Clima: COP26 o Flop26? Quale esito?
“Welcome to the Flop 26” aveva azzardato qualcuno. E già due settimane fa non era andato distante da quanto poi è successo. Ma si sa, la verità non è qualcosa di granitico e assolutamente oggettivo, per cui cercheremo di affrontare una narrazione il più possibile serena, anche se un po’ di delusione trasparirà da chi si attendeva notizie un poco migliori per la nostra casa comune. Il testo del “Patto sul clima” di Glasgow si può trovare a questo link. Vediamo ad esempio il punto 36, che sembra un aspetto cruciale e che viene salutato con un minimo di ottimismo:
“Calls upon Parties to accelerate the development, deployment and dissemination of technologies, and the adoption of policies, to transition towards low-emission energy systems, including by rapidly scaling up the deployment of clean power generation and energy efficiency measures, including accelerating efforts towards the phase-out of unabated coal power and inefficient fossil fuel subsidies, recognizing the need for support towards a just transition”.
Sembra sia la prima volta che, all’interno della stessa frase in un documento di programma condiviso sussistano le parole “uscita” (phase-out) e “carbone e fonti fossili”. Da un’analisi un pochino più approfondita, però, non è difficile notare che si parla solamente delle fonti fossili inefficienti, ed anche per il carbone si tratta solamente di quello non soggetto ad “abbattimento” (si potrebbe disquisire molto su questo termine). Inoltre, l’impegno è quello di “accelerare gli sforzi” per uscire dai sussidi alle energie fossili e supportare la transizione. Insomma, dalla mia pur povera analisi grammaticale, mi sembra che questo punto, decantato dal presidente della conferenza Alok Sharma, sia più un esercizio retorico che un cardine programmato.

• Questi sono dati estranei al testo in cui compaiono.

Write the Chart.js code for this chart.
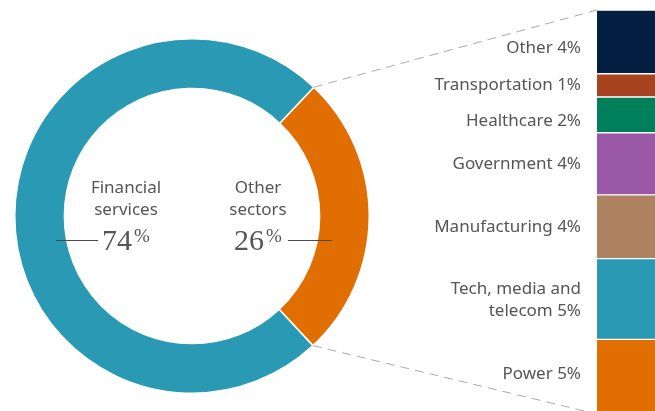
<!DOCTYPE html>
<html>
<head>
<meta charset="utf-8">
<script src="https://cdn.jsdelivr.net/npm/chart.js@4"></script>
<style>
  html, body { margin: 0; padding: 0; background: #fff; }
  #wrap { position: relative; width: 655px; height: 411px; overflow: hidden; }
  #wrap canvas { position: absolute; left: 0; top: 0; }
</style>
</head>
<body>
<div id="wrap">
  <canvas id="donut" width="655" height="416"></canvas>
  <canvas id="stack" width="655" height="416"></canvas>
</div>
<script>
// Donut: main split
const splitLabels = ['Other sectors', 'Financial services'];
const splitValues = [26, 74];
const splitColors = ['#E06E00', '#2A9AB4'];

// Breakdown of other sectors (bottom to top)
const sectorNames  = ['Power', 'Tech, media and|telecom', 'Manufacturing', 'Government', 'Healthcare', 'Transportation', 'Other'];
const sectorShown  = [5, 5, 4, 4, 2, 1, 4];           // percentages printed in labels
const sectorValues = [4.8, 5.2, 4.1, 4.0, 2.3, 1.5, 4.1]; // bar heights
const sectorColors = ['#E06E00', '#2A9AB4', '#AD8362', '#9A58A6', '#00805A', '#A8431F', '#041E42'];

const labelFont = '17px "Noto Sans", "DejaVu Sans", sans-serif';
const textColor = '#555';

let donutChart;

const donutText = {
  id: 'donutText',
  afterDraw(chart) {
    const ctx = chart.ctx;
    const arc = chart.getDatasetMeta(0).data[0];
    const cx = arc.x, cy = arc.y;
    ctx.save();
    ctx.fillStyle = textColor;
    ctx.font = labelFont;
    ctx.textAlign = 'center';
    ctx.textBaseline = 'middle';
    ctx.fillText('Financial', cx - 66, cy - 28);
    ctx.fillText('services', cx - 66, cy - 6);
    ctx.fillText('Other', cx + 66, cy - 28);
    ctx.fillText('sectors', cx + 66, cy - 6);

    // big numbers
    const drawPct = (num, x) => {
      ctx.font = '30px "Liberation Serif", "DejaVu Serif", serif';
      ctx.textAlign = 'left';
      ctx.textBaseline = 'alphabetic';
      const w = ctx.measureText(num).width;
      ctx.font = '19px "Liberation Serif", "DejaVu Serif", serif';
      const wp = ctx.measureText('%').width;
      const x0 = x - (w + wp + 2) / 2;
      ctx.font = '30px "Liberation Serif", "DejaVu Serif", serif';
      ctx.fillText(num, x0, cy + 34);
      ctx.font = '19px "Liberation Serif", "DejaVu Serif", serif';
      ctx.fillText('%', x0 + w + 2, cy + 26);
      return [x0, x0 + w + wp + 2];
    };
    const left = drawPct(String(splitValues[1]), cx - 66);
    const right = drawPct(String(splitValues[0]), cx + 66);

    ctx.strokeStyle = '#4a4a4a';
    ctx.lineWidth = 1.2;
    ctx.beginPath();
    ctx.moveTo(cx - 136, cy + 24.5);
    ctx.lineTo(left[0] - 4, cy + 24.5);
    ctx.moveTo(right[1] + 6, cy + 24.5);
    ctx.lineTo(cx + 140, cy + 24.5);
    ctx.stroke();
    ctx.restore();
  }
};

donutChart = new Chart(document.getElementById('donut'), {
  type: 'doughnut',
  data: {
    labels: splitLabels,
    datasets: [{
      data: splitValues,
      backgroundColor: splitColors,
      borderColor: '#fff',
      borderWidth: 1.5,
    }]
  },
  options: {
    responsive: false,
    animation: false,
    rotation: 43.4,
    cutout: '72%',
    layout: { padding: { left: 14, right: 285, top: 38, bottom: 22 } },
    plugins: { legend: { display: false }, tooltip: { enabled: false } }
  },
  plugins: [donutText]
});

const stackDecor = {
  id: 'stackDecor',
  afterDraw(chart) {
    const ctx = chart.ctx;
    ctx.save();

    // dashed connectors from the orange arc to the bar
    const arc = donutChart.getDatasetMeta(0).data[0];
    const R = arc.outerRadius;
    const topBar = chart.getDatasetMeta(sectorValues.length - 1).data[0];
    const botBar = chart.getDatasetMeta(0).data[0];
    const barLeft = topBar.x - topBar.width / 2;
    ctx.strokeStyle = '#aaa';
    ctx.lineWidth = 1;
    ctx.setLineDash([9, 6]);
    ctx.beginPath();
    ctx.moveTo(arc.x + Math.cos(arc.startAngle) * R, arc.y + Math.sin(arc.startAngle) * R);
    ctx.lineTo(barLeft, topBar.y);
    ctx.moveTo(arc.x + Math.cos(arc.endAngle) * R, arc.y + Math.sin(arc.endAngle) * R);
    ctx.lineTo(barLeft, botBar.base);
    ctx.stroke();
    ctx.setLineDash([]);

    // segment labels
    ctx.fillStyle = textColor;
    ctx.font = labelFont;
    ctx.textAlign = 'right';
    ctx.textBaseline = 'middle';
    const nudge = [-3, 0, 0, 0, 6, 0, 6];
    sectorNames.forEach((name, i) => {
      const bar = chart.getDatasetMeta(i).data[0];
      const mid = (bar.y + bar.base) / 2 + nudge[i];
      const lines = (name + ' ' + sectorShown[i] + '%').split('|');
      const x = barLeft - 16;
      if (lines.length === 1) {
        ctx.fillText(lines[0], x, mid);
      } else {
        ctx.fillText(lines[0], x, mid - 10);
        ctx.fillText(lines[1], x, mid + 12);
      }
    });
    ctx.restore();
  }
};

new Chart(document.getElementById('stack'), {
  type: 'bar',
  data: {
    labels: [''],
    datasets: sectorNames.map((n, i) => ({
      label: n.replace('|', ' '),
      data: [sectorValues[i]],
      backgroundColor: sectorColors[i],
      borderColor: '#fff',
      borderWidth: { top: 1, bottom: 1, left: 0, right: 0 },
      borderSkipped: false,
      barPercentage: 1,
      categoryPercentage: 1,
    }))
  },
  options: {
    responsive: false,
    animation: false,
    layout: { padding: { left: 597, right: 0, top: 10, bottom: 2 } },
    scales: {
      x: { stacked: true, display: false },
      y: { stacked: true, display: false, min: 0, max: 26 }
    },
    plugins: { legend: { display: false }, tooltip: { enabled: false } }
  },
  plugins: [stackDecor]
});
</script>
</body>
</html>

Molti punti in programma sono stati procrastinati al prossimo COP, che si terrà l’anno prossimo a Sharm el Sheikh, non certo un bel modo per interiorizzare il senso di urgenza che ha fatto da sfondo a tutto l’evento. Probabilmente un fattore di innegabile complessità è l’affollamento istituzionale, con quasi 200 nazioni che si sono trovate a discutere su interessi inconciliabili, partendo da una consapevolezza e un’esposizione diversa al rischio, ma soprattutto da condizioni di sviluppo e di opportunità molto diverse.
Fa specie che persino l’Italia abbia fatto enorme resistenza (fonte) alla firma di un accordo che molti hanno rifuggito. L’accordo per porre fine, nel 2022, ai sussidi all’energia da combustibili fossili. Poi un comunicato stampa chiarisce che l’Italia si impegna a porre “fine a nuovi sostegni pubblici diretti al settore energetico internazionale dei combustibili fossili unabated entro la fine del 2022 eccetto in circostanze limitate e chiaramente definite che siano coerenti con un limite di riscaldamento di 1,5°C e con gli obiettivi dell’Accordo di Parigi”. Quindi si dà in realtà un anno in più di tempo, lasciando aperte alcune imprecisate eccezioni, forse le stesse che su questo tema hanno causato specifiche procedure di infrazione comunitarie nei confronti del nostro Paese. Stride certamente che la Nazione co-organizzatrice, uno dei Paesi più industrializzati e progrediti del Mondo, sia ancora così timido e timoroso rispetto a scelte di campo, che nel breve periodo non saranno sposate dai grandi inquinatori, India e Cina, piuttosto estranei anche durante questa tornata a ragionamenti virtuosi.
Un approccio deciso sarebbe però importantissimo rispetto a consumatori, investitori e share holder di fatto sempre più attenti a determinate dinamiche. A proposito di investitori, l’argomento è molto complesso, ma pare che sia stata proprio la parte finanziaria a mostrare il lato più deludente del summit. Infatti, nemmeno il breve video finale sul sito ufficiale del COP26 fa cenno a qualche accordo di sorta; ed il video presenta per dovere di casacca un quadro entusiasta di un evento che ha avuto la ribalta della cronaca, ha sollevato la sensibilità di molti, persone e soggetti con diversi interessi, walk of life, sensibilità, prospettive.
Eppure, l’impressione è che si sia buttata molta polvere sotto il tappeto, sforzandosi di indicare il famoso +1.5°C come obiettivo ancora reale, un obiettivo che raggiungeremo solamente se ci accorgeremo di aver sbagliato i calcoli. Un’alternativa virtuosa viene, almeno in parte, dal basso ed è fatta di consumatori e cittadini consapevoli: il Mondo sicuramente non cambierà grazie a loro ma, in ogni singolo microcosmo, diverrà un posto migliore e darà evidenza di chi sta facendo la cosa giusta.
La sentenza ai posteri o per intanto alla prossima COP.